SHORT AND SWEET STORYTELLING: JOE R. LANSDALE'S THE SENIOR GIRLS BAYONET DRILL TEAM
Joe Lansdale admitted that if he could make a living by just writing short stories, he'd do it. His love of the form comes across in the writing that is both well crafted while often driving into experimentation. Many of his latest short stories in the past few years have been collected in The Senior Girls Bayonet Drill Team.
The title story is both classic Lansdale as well as the writer stretching his muscles with this account of a team of high school girls competing in a blood sport. Joe plants just enough enough details to meet our imagination halfway for us to picture the sport and the world it takes place in as he mainly focuses on the relationships within the team. Picture Lansdale's voice melding Megan Abbott with John Carpenter.

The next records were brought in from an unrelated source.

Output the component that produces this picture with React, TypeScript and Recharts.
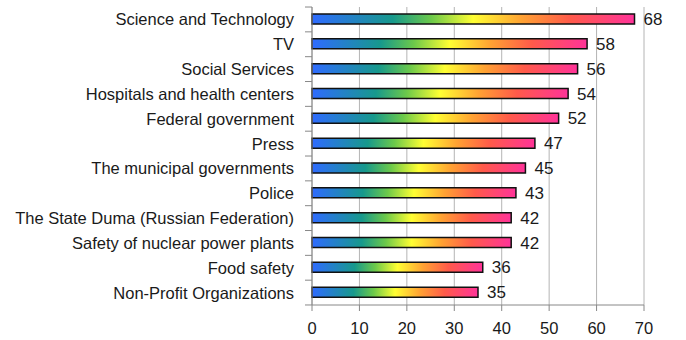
import { BarChart, Bar, XAxis, YAxis, CartesianGrid, LabelList } from "recharts";

const categories = [
  "Science and Technology",
  "TV",
  "Social Services",
  "Hospitals and health centers",
  "Federal government",
  "Press",
  "The municipal governments",
  "Police",
  "The State Duma (Russian Federation)",
  "Safety of nuclear power plants",
  "Food safety",
  "Non-Profit Organizations",
];
const values = [68, 58, 56, 54, 52, 47, 45, 43, 42, 42, 36, 35];
const xTicks = [0, 10, 20, 30, 40, 50, 60, 70];

const data = categories.map((name, i) => ({ name, value: values[i] }));

const FONT = "'Liberation Sans', sans-serif";

// category label plus the small tick marks that sit on band boundaries
function CategoryTick(props: any) {
  const { x, y, payload, index } = props;
  const half = 12.4;
  return (
    <g>
      <text
        x={x - 10}
        y={y}
        textAnchor="end"
        dominantBaseline="central"
        fontSize={16.5}
        fontFamily={FONT}
        fill="#1a1a1a"
      >
        {payload.value}
      </text>
      <line x1={x + 1} x2={x + 8} y1={y - half} y2={y - half} stroke="#888" />
      {index === categories.length - 1 && (
        <line x1={x + 1} x2={x + 8} y1={y + half} y2={y + half} stroke="#888" />
      )}
    </g>
  );
}

export default function App() {
  return (
    <div style={{ position: "absolute", left: 0, top: 0 }}>
      <BarChart
        width={686}
        height={340}
        data={data}
        layout="vertical"
        margin={{ top: 7, right: 42, bottom: 5, left: 0 }}
        barCategoryGap={0}
      >
        <defs>
          <linearGradient id="rainbow" x1="0" y1="0" x2="1" y2="0">
            <stop offset="0" stopColor="#2f6bff" />
            <stop offset="0.25" stopColor="#17998c" />
            <stop offset="0.37" stopColor="#6cc94a" />
            <stop offset="0.5" stopColor="#ffff33" />
            <stop offset="0.65" stopColor="#ffa233" />
            <stop offset="0.8" stopColor="#ff5a4a" />
            <stop offset="1" stopColor="#ff3399" />
          </linearGradient>
        </defs>
        <CartesianGrid horizontal={false} stroke="#b4b4b4" />
        <XAxis
          type="number"
          domain={[0, 70]}
          ticks={xTicks}
          tickSize={6}
          tickMargin={11}
          stroke="#888"
          tick={{ fontSize: 16.5, fontFamily: FONT, fill: "#1a1a1a" }}
          height={30}
          interval={0}
        />
        <YAxis
          type="category"
          dataKey="name"
          width={312}
          stroke="#888"
          tickLine={false}
          tick={<CategoryTick />}
          interval={0}
        />
        <Bar
          dataKey="value"
          fill="url(#rainbow)"
          stroke="#111"
          strokeWidth={1.5}
          barSize={10}
          isAnimationActive={false}
        >
          <LabelList
            dataKey="value"
            position="right"
            offset={9}
            fontSize={17}
            fontFamily={FONT}
            fill="#1a1a1a"
          />
        </Bar>
      </BarChart>
    </div>
  );
}
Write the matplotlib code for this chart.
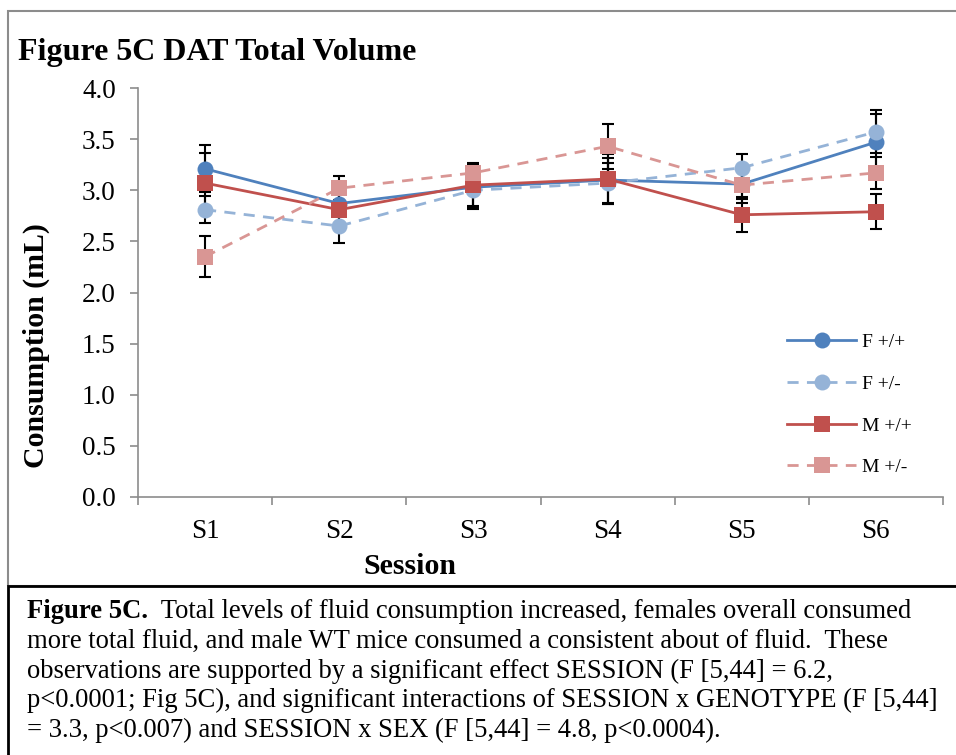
import matplotlib.pyplot as plt
from matplotlib.patches import Rectangle

plt.rcParams['font.family'] = ['Liberation Serif', 'DejaVu Serif']

# --- data
sessions = ['S1', 'S2', 'S3', 'S4', 'S5', 'S6']
labels = ['F +/+', 'F +/-', 'M +/+', 'M +/-']
f_wt = [3.21, 2.87, 3.03, 3.10, 3.06, 3.47]
f_het = [2.81, 2.65, 3.00, 3.07, 3.22, 3.57]
m_wt = [3.07, 2.81, 3.05, 3.11, 2.76, 2.79]
m_het = [2.35, 3.02, 3.17, 3.43, 3.05, 3.17]
f_wt_err = [0.23, 0.12, 0.20, 0.22, 0.15, 0.28]
f_het_err = [0.13, 0.17, 0.18, 0.20, 0.13, 0.21]
m_wt_err = [0.29, 0.15, 0.20, 0.24, 0.17, 0.17]
m_het_err = [0.20, 0.12, 0.10, 0.22, 0.17, 0.16]
yticks = [0.0, 0.5, 1.0, 1.5, 2.0, 2.5, 3.0, 3.5, 4.0]

caption = [
    "  Total levels of fluid consumption increased, females overall consumed",
    "more total fluid, and male WT mice consumed a consistent about of fluid.  These",
    "observations are supported by a significant effect SESSION (F [5,44] = 6.2,",
    "p<0.0001; Fig 5C), and significant interactions of SESSION x GENOTYPE (F [5,44]",
    "= 3.3, p<0.007) and SESSION x SEX (F [5,44] = 4.8, p<0.0004).",
]

W, H = 956, 755
fig = plt.figure(figsize=(W / 100, H / 100), dpi=100)

def fx(px):
    return px / W

def fy(py):
    return 1 - py / H

# outer boxes: gray chart frame, black caption frame
fig.patches.append(Rectangle((fx(8), fy(586)), fx(960) - fx(8), fy(11) - fy(586),
                             transform=fig.transFigure, fill=False,
                             edgecolor='#8c8c8c', linewidth=1.5))
fig.patches.append(Rectangle((fx(8), fy(760)), fx(960) - fx(8), fy(586) - fy(760),
                             transform=fig.transFigure, fill=False,
                             edgecolor='black', linewidth=2))

ax = fig.add_axes([fx(138), fy(497), fx(943) - fx(138), fy(88) - fy(497)])
x = list(range(len(sessions)))

series = [
    (f_wt, f_wt_err, '#4f81bd', '-', 'o'),
    (f_het, f_het_err, '#95b3d7', (0, (4, 3)), 'o'),
    (m_wt, m_wt_err, '#c0504d', '-', 's'),
    (m_het, m_het_err, '#d99694', (0, (4, 3)), 's'),
]
handles = []
for i, (vals, errs, col, ls, mk) in enumerate(series):
    ax.errorbar(x, vals, yerr=errs, fmt='none', ecolor='black', elinewidth=1.5,
                capsize=4.3, capthick=1.5, zorder=2)
    h, = ax.plot(x, vals, color=col, linestyle=ls, linewidth=2, marker=mk,
                 markersize=11.5, markeredgewidth=0, label=labels[i], zorder=3 + i)
    handles.append(h)

ax.set_xlim(-0.5, 5.5)
ax.set_ylim(0, 4.0)
ax.set_yticks(yticks)
ax.set_yticklabels(['%.1f' % v for v in yticks])
ax.set_xticks(x)
ax.set_xticklabels(sessions)
ax.set_xticks([v - 0.5 for v in range(len(sessions) + 1)], minor=True)
ax.tick_params(axis='x', which='major', length=0, pad=16, labelsize=19.5)
ax.tick_params(axis='x', which='minor', length=6, color='#8c8c8c', width=1.2)
ax.tick_params(axis='y', length=6, color='#8c8c8c', width=1.2, labelsize=19.5, pad=10)
for s in ['top', 'right']:
    ax.spines[s].set_visible(False)
for s in ['left', 'bottom']:
    ax.spines[s].set_color('#8c8c8c')
    ax.spines[s].set_linewidth(1.2)

ax.set_xlabel('Session', fontsize=21.5, fontweight='bold')
ax.xaxis.set_label_coords((410 - 138) / 805, -(553 - 497) / 409)
ax.set_ylabel('Consumption (mL)', fontsize=21.5, fontweight='bold')
ax.yaxis.set_label_coords((50 - 138) / 805, (497 - 346) / 409)

ax.legend(handles=handles, loc='upper left', bbox_to_anchor=(fx(769.5), fy(316)),
          bbox_transform=fig.transFigure, frameon=False, fontsize=14,
          handlelength=3.55, labelspacing=1.24, handletextpad=0.3)

fig.text(fx(18), fy(60), 'Figure 5C DAT Total Volume', fontsize=23,
         fontweight='bold', va='baseline', ha='left')

# caption, bold lead-in followed by the plain text
bold = fig.text(fx(27), fy(612), 'Figure 5C.', fontsize=19.2, fontweight='bold',
                va='center', ha='left')
ax.annotate(caption[0], xy=(1, 0), xycoords=bold, fontsize=19.2,
            va='bottom', ha='left', annotation_clip=False)
for i, line in enumerate(caption[1:]):
    fig.text(fx(27), fy(612 + 29.5 * (i + 1)), line, fontsize=19.2,
             va='center', ha='left')

fig.savefig('out.png', dpi=100)
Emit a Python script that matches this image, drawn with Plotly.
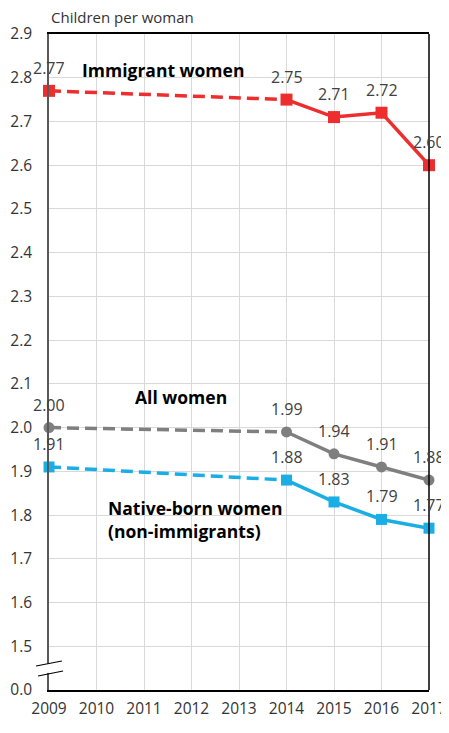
import plotly.graph_objects as go

years = [2009, 2014, 2015, 2016, 2017]
immigrant = [2.77, 2.75, 2.71, 2.72, 2.60]
all_women = [2.00, 1.99, 1.94, 1.91, 1.88]
native = [1.91, 1.88, 1.83, 1.79, 1.77]

x_ticks = list(range(2009, 2018))
y_tickvals = [1.4, 1.5, 1.6, 1.7, 1.8, 1.9, 2.0, 2.1, 2.2, 2.3, 2.4, 2.5, 2.6, 2.7, 2.8, 2.9]
y_ticktext = ["0.0", "1.5", "1.6", "1.7", "1.8", "1.9", "2.0", "2.1", "2.2", "2.3", "2.4", "2.5", "2.6", "2.7", "2.8", "2.9"]

FONT = "'Open Sans', sans-serif"
RED = "#EE2E2E"
GREY = "#7F7F7F"
BLUE = "#1BAEE5"

series = [
    (immigrant, RED, "square", 12),
    (all_women, GREY, "circle", 11),
    (native, BLUE, "square", 11),
]

fig = go.Figure()
annotations = []
for vals, color, sym, msize in series:
    fig.add_trace(go.Scatter(
        x=years[:2], y=vals[:2], mode="lines",
        line=dict(color=color, width=3.5, dash="12px,6px"),
        showlegend=False, hoverinfo="skip", cliponaxis=False))
    fig.add_trace(go.Scatter(
        x=years[1:], y=vals[1:], mode="lines",
        line=dict(color=color, width=3.5),
        showlegend=False, hoverinfo="skip", cliponaxis=False))
    fig.add_trace(go.Scatter(
        x=years, y=vals, mode="markers",
        marker=dict(color=color, symbol=sym, size=msize),
        showlegend=False, cliponaxis=False))
    for xv, yv in zip(years, vals):
        annotations.append(dict(
            x=xv, y=yv, xref="x", yref="y", text=f"{yv:.2f}",
            showarrow=False, yshift=23, font=dict(family=FONT, size=16, color="#404040")))

BOLD = dict(family=FONT, size=17.5, color="#000")
annotations += [
    dict(x=2011.4, y=2.818, xref="x", yref="y", text="<b>Immigrant women</b>",
         showarrow=False, font=BOLD),
    dict(x=2011.78, y=2.07, xref="x", yref="y", text="<b>All women</b>",
         showarrow=False, font=BOLD),
    dict(x=2010.2, y=1.79, xref="x", yref="y", xanchor="left", align="left",
         text="<b>Native-born women<br>(non-immigrants)</b>",
         showarrow=False, font=BOLD),
    dict(x=0.0, y=1.0, xref="paper", yref="paper", xanchor="left", yanchor="bottom", yshift=5,
         text="Children per woman",
         showarrow=False, font=dict(family=FONT, size=15, color="#333")),
    dict(x=0.953, y=-0.05, xref="paper", yref="paper", text="Year", xanchor="center", yanchor="top",
         showarrow=False, font=dict(family=FONT, size=13, color="#333")),
]

shapes = [
    dict(type="line", xref="paper", yref="paper", x0=1, x1=1, y0=0, y1=1,
         line=dict(color="#000", width=1.5), layer="above"),
    dict(type="rect", xref="paper", yref="paper", x0=-0.01, x1=0.01, y0=0.026, y1=0.04,
         fillcolor="white", line=dict(width=0), layer="above"),
    dict(type="line", xref="paper", yref="paper", x0=-0.034, y0=0.0366, x1=0.034, y1=0.0442,
         line=dict(color="#000", width=1.2), layer="above"),
    dict(type="line", xref="paper", yref="paper", x0=-0.029, y0=0.0213, x1=0.037, y1=0.029,
         line=dict(color="#000", width=1.2), layer="above"),
]

# page body has an 8px default margin, so the figure is offset by 8px
fig.update_layout(
    width=441, height=717,
    margin=dict(l=41, r=20, t=26, b=35, autoexpand=False),
    plot_bgcolor="white", paper_bgcolor="white",
    font=dict(family=FONT, size=15, color="#333"),
    annotations=annotations, shapes=shapes,
    xaxis=dict(range=[2009, 2017], tickvals=x_ticks, ticktext=[str(v) for v in x_ticks],
               showgrid=True, gridcolor="#D9D9D9", gridwidth=1,
               showline=True, linecolor="#000", linewidth=1.5, mirror=True,
               zeroline=False, ticks="", ticklabelstandoff=4,
               tickfont=dict(family=FONT, size=15.5, color="#333")),
    yaxis=dict(range=[1.4, 2.9], tickvals=y_tickvals, ticktext=y_ticktext,
               showgrid=True, gridcolor="#D9D9D9", gridwidth=1,
               showline=True, linecolor="#595959", linewidth=1.5,
               zeroline=False, ticks="", ticklabelstandoff=12,
               tickfont=dict(family=FONT, size=15.5, color="#333")),
)

fig.write_html("out.html")
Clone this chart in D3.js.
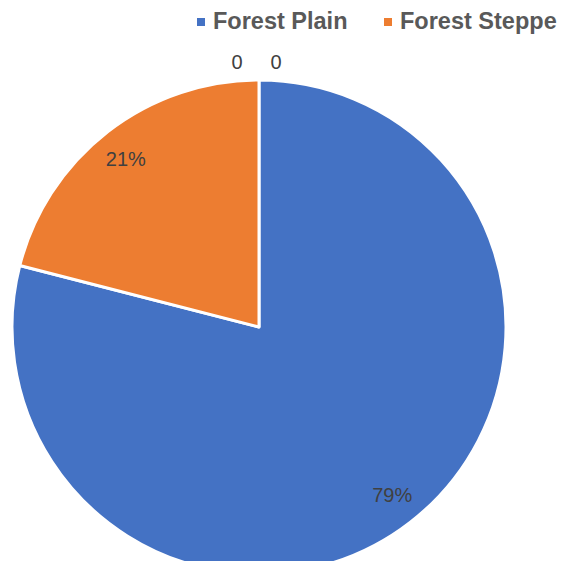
<!DOCTYPE html>
<html><head><meta charset="utf-8">
<script src="https://cdn.jsdelivr.net/npm/d3@7"></script>
<style>body{margin:0;background:#fff;overflow:hidden}</style>
</head><body>
<svg id="c" width="563" height="561"></svg>
<script>
const categories = ["Forest Plain", "Forest Steppe", "", ""];
const values = [0.79, 0.21, 0, 0];
const legendItems = ["Forest Plain", "Forest Steppe"];
const colors = ["#4472C4", "#ED7D31", "#A5A5A5", "#FFC000"];

const svg = d3.select("#c");
const cx = 259, cy = 327, r = 247;
const data = categories.map((c, i) => ({ c, v: values[i], i }));
const pie = d3.pie().value(d => d.v).sort(null);
const arcs = pie(data);
const arc = d3.arc().innerRadius(0).outerRadius(r);
const g = svg.append("g").attr("transform", `translate(${cx},${cy})`);
g.selectAll("path").data(arcs.filter(a => a.data.v > 0)).join("path")
  .attr("d", arc).attr("fill", d => colors[d.data.i])
  .attr("stroke", "#fff").attr("stroke-width", 3).attr("stroke-linejoin", "round");

const labelArc = d3.arc().innerRadius(r * 0.88).outerRadius(r * 0.88);
const fmt = d3.format(".0%");
g.selectAll("text.pl").data(arcs.filter(a => a.data.v > 0)).join("text")
  .attr("class", "pl")
  .attr("x", d => labelArc.centroid(d)[0])
  .attr("y", d => labelArc.centroid(d)[1] + (d.data.i === 0 ? -4 : 4))
  .attr("text-anchor", "middle").attr("dy", "0.35em")
  .attr("font-family", "Liberation Sans, Arial, sans-serif").attr("font-size", 20)
  .attr("fill", "#404040").text(d => fmt(d.data.v));

// zero-value labels outside at top
const outArc = d3.arc().innerRadius(r + 18).outerRadius(r + 18);
const zeros = arcs.filter(a => a.data.v === 0);
g.selectAll("text.zl").data(zeros).join("text")
  .attr("class", "zl")
  .attr("x", (d, k) => outArc.centroid(d)[0] + (k === 0 ? -22 : 17))
  .attr("y", d => outArc.centroid(d)[1])
  .attr("text-anchor", "middle").attr("dy", "0.35em")
  .attr("font-family", "Liberation Sans, Arial, sans-serif").attr("font-size", 20)
  .attr("fill", "#404040").text(d => String(d.data.v));

// legend
const legendX = [197, 384];
const lg = svg.append("g");
legendItems.forEach((name, i) => {
  lg.append("rect").attr("x", legendX[i]).attr("y", 18).attr("width", 8).attr("height", 8)
    .attr("fill", colors[i]);
  lg.append("text").attr("x", legendX[i] + 16).attr("y", 29)
    .attr("font-family", "Liberation Sans, Arial, sans-serif").attr("font-weight", "bold")
    .attr("font-size", 23.5).attr("fill", "#595959").text(name);
});
</script>
</body></html>
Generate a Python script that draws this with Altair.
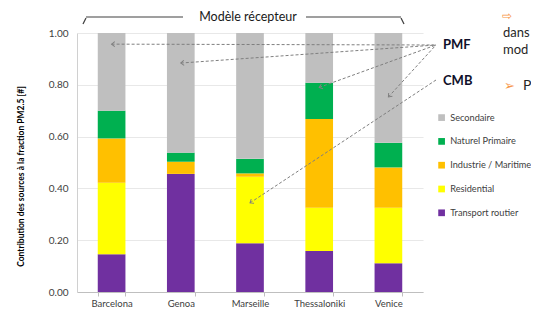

The collection shows he had a lot of fun using animals lately. "Gorillas In The Yard" starts out comic and works toward a chilling last sentence. "Monkey's Uncle" uses a primate to satirize mail fraud and the genealogy craze. "Camel" pokes some very funny holes in racial friction with a great twist end.
Of course there are several horror tales. "Dead Man's Curve", a part of a George romero tribute, puts brother and sister street racers into The Night Of The Living Dead world. He co-wrote Snapshot, an eighties influenced horror about two criminals who find something more evil than them, with his daughter Kasey. He serves up a few ghost stories and booksends the collection with two weird westerns, one featuring his "hero" The Reverend Jedidiah Mercer.
He shows his skill within the different subgenres of crime fiction. "The Skull Collector" pits several folks trying to get the skull of Butch Cassidy and The Sundance Kid's girl for themselves. He creates slowburn tension with "Charlie The Barber", about the title character and his daughter being taken hostage,
We also experience different modes we don't often see from Joe. "Bullets And Fire" is a gritty crime story in the George Pelecanos vein. "The Bright City On The Hill", written for Ferrari Magazine shows his poetic and romantic side.
The Senior Girls's Bayonet Team holds over twenty-five stories with Joe supplying new and insightful notes on each one. They show the level he has risen to and hints at where it is going. It is good to know that not only is he still knock these yarns out, but knocking them out of the park.